I know they get things wrong, and that the consequences are sometimes dreadful. But social workers are dealing with what are politely known as "chaotic" families, whose daunting list of problems includes low educational achievement, long-term unemployment, serial and abusive relationships, and drug and alcohol addiction. These families are a minority in the country, though a worrying one, and it certainly isn't fair to stigmatise every low-income family who lives on a council estate; middle-class parents abuse children, although they're often better at covering their tracks.
Social workers don't, however, have sufficient resources to tackle the entrenched problems they see every day, and they know that a single mistake is likely to expose them to public opprobrium. It happened last week to Heather Rush, one of the social workers involved in the Edinburgh adoption case and (not coincidentally) just about the only person whose identity isn't protected by law. A Conservative councillor denounced her, and her unenviable situation highlights the dilemma faced by social workers.
They are understandably reluctant to take children into local authority care, where kids are likely to lead disrupted lives and do badly at school, if they are not actually abused.

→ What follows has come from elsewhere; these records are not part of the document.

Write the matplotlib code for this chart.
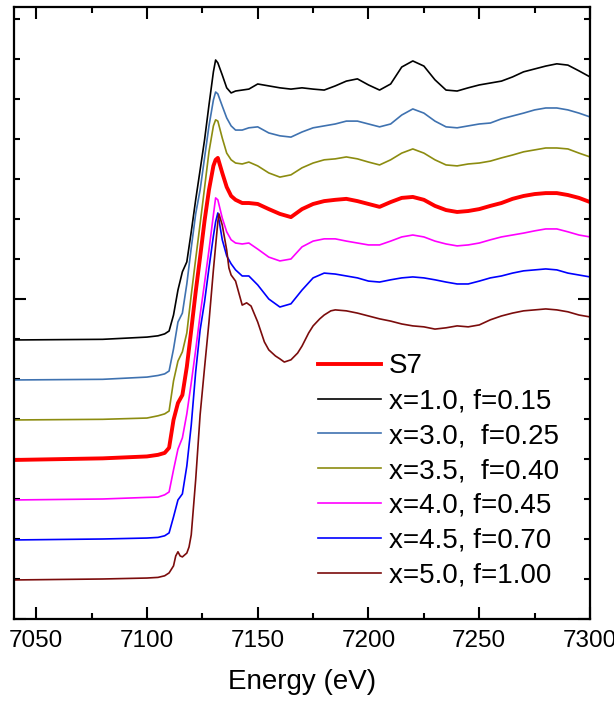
import matplotlib
matplotlib.use('Agg')
import matplotlib.pyplot as plt
from matplotlib.ticker import MultipleLocator

plt.rcParams['font.family'] = ['Liberation Sans', 'DejaVu Sans']

# energy grid (eV) shared by most spectra
energy = [7040, 7080, 7100, 7105, 7108, 7110, 7112, 7114, 7116, 7118, 7120, 7122, 7124, 7126,
          7128, 7130, 7131, 7132, 7134, 7136, 7138, 7140, 7143, 7146, 7150, 7155, 7160, 7165,
          7170, 7175, 7180, 7185, 7190, 7195, 7200, 7205, 7210, 7215, 7220, 7225, 7230, 7235,
          7240, 7245, 7250, 7255, 7260, 7265, 7270, 7275, 7280, 7285, 7290, 7295, 7300]

# normalized absorption (before vertical offset)
mu_x10 = [0, 0.002, 0.009, 0.013, 0.019, 0.028, 0.078, 0.156, 0.213, 0.244, 0.338, 0.438, 0.531, 0.625,
          0.734, 0.838, 0.875, 0.866, 0.828, 0.788, 0.772, 0.778, 0.781, 0.784, 0.800, 0.794, 0.788, 0.784,
          0.788, 0.784, 0.781, 0.794, 0.809, 0.816, 0.797, 0.781, 0.800, 0.853, 0.872, 0.856, 0.813, 0.781,
          0.778, 0.788, 0.797, 0.803, 0.809, 0.822, 0.838, 0.847, 0.856, 0.863, 0.859, 0.841, 0.822]
mu_x30 = [0, 0.002, 0.009, 0.014, 0.019, 0.028, 0.097, 0.181, 0.209, 0.300, 0.413, 0.519, 0.594, 0.694,
          0.794, 0.875, 0.900, 0.894, 0.856, 0.819, 0.794, 0.781, 0.781, 0.788, 0.791, 0.772, 0.763, 0.759,
          0.775, 0.788, 0.794, 0.800, 0.809, 0.809, 0.800, 0.791, 0.800, 0.828, 0.847, 0.834, 0.809, 0.791,
          0.788, 0.794, 0.800, 0.803, 0.816, 0.825, 0.834, 0.844, 0.850, 0.850, 0.844, 0.834, 0.822]
mu_x35 = [0, 0.002, 0.006, 0.013, 0.019, 0.028, 0.122, 0.184, 0.213, 0.272, 0.391, 0.503, 0.613, 0.725,
          0.838, 0.919, 0.938, 0.934, 0.881, 0.834, 0.813, 0.803, 0.800, 0.806, 0.794, 0.772, 0.759, 0.766,
          0.788, 0.803, 0.813, 0.816, 0.822, 0.816, 0.806, 0.797, 0.813, 0.834, 0.847, 0.834, 0.813, 0.797,
          0.794, 0.800, 0.803, 0.809, 0.819, 0.828, 0.838, 0.844, 0.850, 0.850, 0.847, 0.834, 0.822]
mu_s7 = [0, 0.005, 0.011, 0.016, 0.022, 0.038, 0.125, 0.178, 0.203, 0.291, 0.406, 0.525, 0.634, 0.747,
         0.844, 0.919, 0.938, 0.944, 0.897, 0.853, 0.825, 0.813, 0.803, 0.803, 0.800, 0.784, 0.769, 0.759,
         0.784, 0.800, 0.809, 0.813, 0.816, 0.809, 0.800, 0.791, 0.806, 0.819, 0.822, 0.813, 0.794, 0.781,
         0.775, 0.778, 0.784, 0.794, 0.803, 0.816, 0.825, 0.831, 0.834, 0.834, 0.828, 0.819, 0.806]
mu_x40 = [0, 0.003, 0.008, 0.009, 0.016, 0.025, 0.094, 0.159, 0.194, 0.269, 0.366, 0.469, 0.578, 0.678,
          0.781, 0.891, 0.944, 0.938, 0.881, 0.838, 0.813, 0.803, 0.800, 0.803, 0.784, 0.759, 0.747, 0.753,
          0.791, 0.809, 0.816, 0.816, 0.809, 0.803, 0.797, 0.797, 0.809, 0.822, 0.828, 0.822, 0.809, 0.800,
          0.794, 0.797, 0.803, 0.813, 0.822, 0.828, 0.834, 0.841, 0.847, 0.847, 0.838, 0.828, 0.822]
mu_x45 = [0, 0.003, 0.006, 0.008, 0.013, 0.022, 0.072, 0.125, 0.144, 0.231, 0.359, 0.525, 0.656, 0.744,
          0.850, 0.950, 0.994, 1.022, 0.938, 0.888, 0.863, 0.844, 0.825, 0.825, 0.797, 0.753, 0.728, 0.738,
          0.781, 0.819, 0.834, 0.831, 0.825, 0.819, 0.809, 0.806, 0.813, 0.819, 0.822, 0.819, 0.813, 0.806,
          0.800, 0.800, 0.809, 0.819, 0.825, 0.834, 0.841, 0.844, 0.847, 0.844, 0.834, 0.828, 0.822]

# x=5.0 spectrum has its own grid (pre-edge peak and shoulders)
energy_x50 = [7040, 7080, 7100, 7105, 7108, 7110, 7112, 7113, 7114, 7115, 7116, 7118, 7119, 7120, 7122,
              7124, 7126, 7128, 7130, 7132, 7132.5, 7134, 7136, 7137, 7138, 7140, 7142, 7143, 7145, 7147,
              7150, 7153, 7155, 7158, 7160, 7162, 7165, 7168, 7170, 7173, 7175, 7178, 7180, 7183, 7185,
              7190, 7195, 7200, 7205, 7210, 7215, 7220, 7225, 7230, 7235, 7240, 7245, 7250, 7255, 7260,
              7265, 7270, 7275, 7280, 7285, 7290, 7295, 7300]
mu_x50 = [0, 0.003, 0.006, 0.008, 0.013, 0.022, 0.044, 0.075, 0.088, 0.075, 0.072, 0.084, 0.103, 0.141, 0.313,
          0.516, 0.663, 0.806, 0.969, 1.119, 1.144, 1.109, 1.031, 0.975, 0.953, 0.934, 0.884, 0.859, 0.866, 0.856,
          0.806, 0.744, 0.719, 0.700, 0.691, 0.681, 0.688, 0.709, 0.731, 0.772, 0.794, 0.816, 0.828, 0.841, 0.844,
          0.841, 0.834, 0.825, 0.816, 0.809, 0.800, 0.794, 0.791, 0.784, 0.788, 0.794, 0.791, 0.797, 0.813, 0.825,
          0.834, 0.841, 0.844, 0.847, 0.844, 0.838, 0.828, 0.822]

labels = ['x=1.0, f=0.15', 'x=3.0,  f=0.25', 'x=3.5,  f=0.40', 'S7',
          'x=4.0, f=0.45', 'x=4.5, f=0.70', 'x=5.0, f=1.00']
colors = ['#000000', '#3f72b0', '#8c8c10', '#ff0000', '#ff00ff', '#0000ff', '#7b0c0c']
offsets = [0.872, 0.747, 0.622, 0.497, 0.372, 0.247, 0.122]

series = [(energy, mu_x10), (energy, mu_x30), (energy, mu_x35), (energy, mu_s7),
          (energy, mu_x40), (energy, mu_x45), (energy_x50, mu_x50)]

fig = plt.figure(figsize=(6.14, 7.03), dpi=100)
ax = fig.add_axes([0.0228, 0.1195, 0.9382, 0.8705])

lines = {}
for (e, mu), lab, c, off in zip(series, labels, colors, offsets):
    lw = 2.8 if lab == 'S7' else 1.2
    ln, = ax.plot(e, [m + off for m in mu], color=c, lw=lw, label=lab)
    lines[lab] = ln

order = ['S7', 'x=1.0, f=0.15', 'x=3.0,  f=0.25', 'x=3.5,  f=0.40',
         'x=4.0, f=0.45', 'x=4.5, f=0.70', 'x=5.0, f=1.00']
ax.legend([lines[k] for k in order], order, loc='upper left', bbox_to_anchor=(0.527, 0.434),
          frameon=False, fontsize=20, handlelength=2.27, handletextpad=0.3,
          labelspacing=0.32, borderpad=0, borderaxespad=0)

ax.set_xlim(7040, 7300)
ax.set_ylim(0, 1.9125)
ax.xaxis.set_major_locator(MultipleLocator(50))
ax.xaxis.set_minor_locator(MultipleLocator(25))
ax.yaxis.set_major_locator(MultipleLocator(1))
ax.yaxis.set_minor_locator(MultipleLocator(0.125))
ax.tick_params(which='both', direction='in', top=True, right=True, width=1.5, labelsize=17.5, pad=8)
ax.tick_params(which='major', length=8.5)
ax.tick_params(which='minor', length=4.5)
ax.tick_params(axis='y', labelleft=False)
for s in ax.spines.values():
    s.set_linewidth(1.6)

ax.set_xlabel('Energy (eV)', fontsize=20, labelpad=12)

fig.savefig('out.png', dpi=100)
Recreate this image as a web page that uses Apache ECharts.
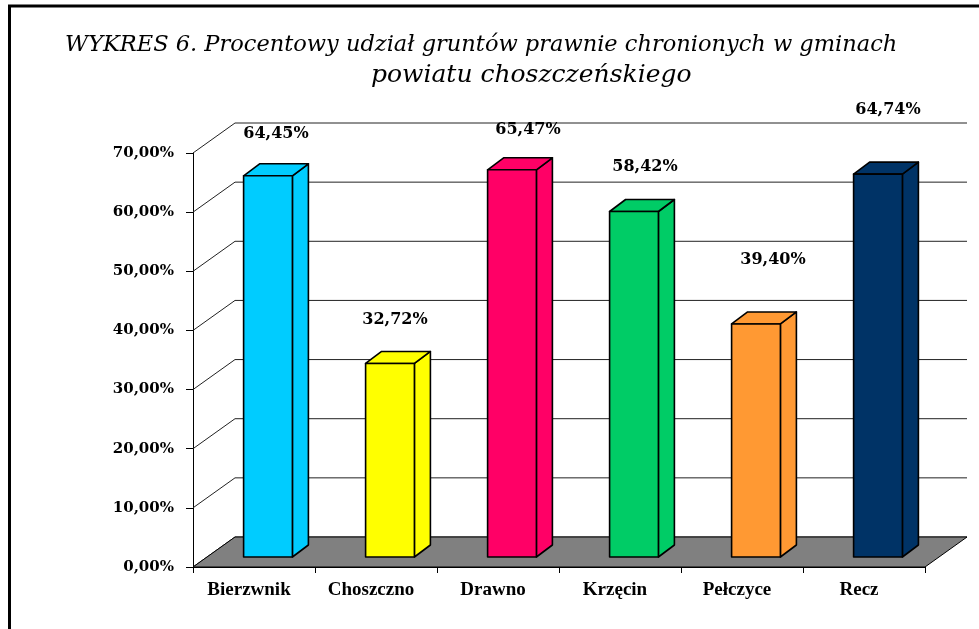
<!DOCTYPE html>
<html>
<head>
<meta charset="utf-8">
<title>Wykres 6</title>
<script src="https://cdn.jsdelivr.net/npm/echarts@6/dist/echarts.min.js"></script>
<style>
  html, body { margin: 0; padding: 0; background: #fff; }
  #wykres { width: 979px; height: 629px; }
</style>
</head>
<body>
<div id="wykres"></div>
<script>
// dane
var gminy = ['Bierzwnik', 'Choszczno', 'Drawno', 'Krzęcin', 'Pełczyce', 'Recz'];
var udzial = [64.45, 32.72, 65.47, 58.42, 39.40, 64.74];
var kolory = ['#00CCFF', '#FFFF00', '#FF0066', '#00CC66', '#FF9933', '#003366'];
var podzialkaY = [0, 10, 20, 30, 40, 50, 60, 70];

var tytul1 = 'WYKRES 6. Procentowy udział gruntów prawnie chronionych w gminach';
var tytul2 = 'powiatu choszczeńskiego';

// pseudo-3D (piksele)
var GLEB_X = 42, GLEB_Y = -30;     // podloga i sciana tylna
var PRZOD_X = 14, PRZOD_Y = -10;   // przod slupka wzgledem osi
var SLUP_X = 16, SLUP_Y = -12;     // glebokosc slupka
// etykiety przesuniete recznie jak w oryginale
var przesunEtykiet = [[8, -42], [5, -44], [16, -40], [11, -45], [17, -64], [10, -64]];

function procent(v) {
  return v.toFixed(2).replace('.', ',') + '%';
}

var wykres = echarts.init(document.getElementById('wykres'));

wykres.setOption({
  animation: false,
  backgroundColor: '#fff',
  title: [{
    text: tytul1,
    left: 60, top: 29,
    textStyle: { fontFamily: 'DejaVu Serif', fontStyle: 'italic', fontWeight: 'normal', fontSize: 22.5, color: '#000' }
  }, {
    text: tytul2,
    left: 366, top: 58,
    textStyle: { fontFamily: 'DejaVu Serif', fontStyle: 'italic', fontWeight: 'normal', fontSize: 25, color: '#000' }
  }],
  graphic: [{
    type: 'rect', z: -1,
    shape: { x: 9.5, y: 6, width: 1200, height: 1000 },
    style: { fill: 'none', stroke: '#000', lineWidth: 3 }
  }],
  grid: { left: 193, right: 54, top: 153, bottom: 62 },
  xAxis: {
    type: 'category',
    data: gminy,
    axisLine: { show: true, lineStyle: { color: '#000', width: 1 } },
    axisTick: { show: true, length: 6, lineStyle: { color: '#000' } },
    axisLabel: {
      fontFamily: 'Liberation Serif', fontWeight: 'bold', fontSize: 19, color: '#000',
      margin: 14, padding: [0, 10, 0, 0]
    },
    splitLine: { show: false }
  },
  yAxis: {
    type: 'value',
    min: 0, max: 70, interval: 10,
    axisLine: { show: true, lineStyle: { color: '#000', width: 1 } },
    axisTick: { show: true, length: 7, lineStyle: { color: '#000' } },
    axisLabel: {
      formatter: procent,
      fontFamily: 'DejaVu Serif', fontWeight: 'bold', fontSize: 15, color: '#000', margin: 19
    },
    splitLine: { show: false }
  },
  series: [{
    // linie siatki na scianie bocznej i tylnej
    type: 'custom', name: 'siatka', z: 1, clip: false, silent: true,
    data: podzialkaY.map(function (v) { return [0, v]; }),
    renderItem: function (params, api) {
      var cs = params.coordSys;
      var y = api.coord([0, api.value(1)])[1];
      var x0 = cs.x, x1 = cs.x + cs.width;
      var st = { stroke: '#222', lineWidth: 1 };
      return {
        type: 'group',
        children: [
          { type: 'line', shape: { x1: x0, y1: y, x2: x0 + GLEB_X, y2: y + GLEB_Y }, style: st },
          { type: 'line', shape: { x1: x0 + GLEB_X, y1: y + GLEB_Y, x2: x1 + GLEB_X, y2: y + GLEB_Y }, style: st }
        ]
      };
    }
  }, {
    // podloga
    type: 'custom', name: 'podloga', z: 2, clip: false, silent: true,
    data: [[0, 0]],
    renderItem: function (params, api) {
      var cs = params.coordSys;
      var y0 = api.coord([0, 0])[1];
      var x0 = cs.x, x1 = cs.x + cs.width;
      return {
        type: 'polygon',
        shape: { points: [[x0, y0], [x1, y0], [x1 + GLEB_X, y0 + GLEB_Y], [x0 + GLEB_X, y0 + GLEB_Y]] },
        style: { fill: '#808080', stroke: '#000', lineWidth: 1 }
      };
    }
  }, {
    // slupki
    type: 'custom', name: 'udzial', z: 3, clip: false,
    data: udzial.map(function (v, i) { return [i, v]; }),
    renderItem: function (params, api) {
      var i = api.value(0), v = api.value(1);
      var baza = api.coord([i, 0]);
      var szczyt = api.coord([i, v]);
      var w = api.size([1, 0])[0] * 0.4;
      var xl = baza[0] - w / 2 + PRZOD_X, xr = xl + w;
      var yb = baza[1] + PRZOD_Y, yt = szczyt[1] + PRZOD_Y;
      function styl() {
        return { fill: kolory[i], stroke: '#000', lineWidth: 1.6, lineJoin: 'round' };
      }
      var n = przesunEtykiet[i];
      return {
        type: 'group',
        children: [
          { type: 'polygon', shape: { points: [[xr, yb], [xr + SLUP_X, yb + SLUP_Y], [xr + SLUP_X, yt + SLUP_Y], [xr, yt]] }, style: styl() },
          { type: 'polygon', shape: { points: [[xl, yt], [xr, yt], [xr + SLUP_X, yt + SLUP_Y], [xl + SLUP_X, yt + SLUP_Y]] }, style: styl() },
          { type: 'rect', shape: { x: xl, y: yt, width: w, height: yb - yt }, style: styl() },
          {
            type: 'text', x: (xl + xr) / 2 + n[0], y: yt + n[1],
            style: {
              text: procent(v), fill: '#000',
              fontFamily: 'DejaVu Serif', fontSize: 16, fontWeight: 'bold',
              align: 'center', verticalAlign: 'middle'
            }
          }
        ]
      };
    }
  }]
});
</script>
</body>
</html>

If social workers leave children with troubled families, on the other hand, they may be exposing them to physical and emotional abuse. And if they remove children – even to place them with stable, loving adoptive parents – they are likely to be portrayed as evil destroyers of family life.
After all, if you're on the political right, it's much more comfortable to vilify social workers and condemn gay adoption than to acknowledge the role of inequality in creating family breakdown.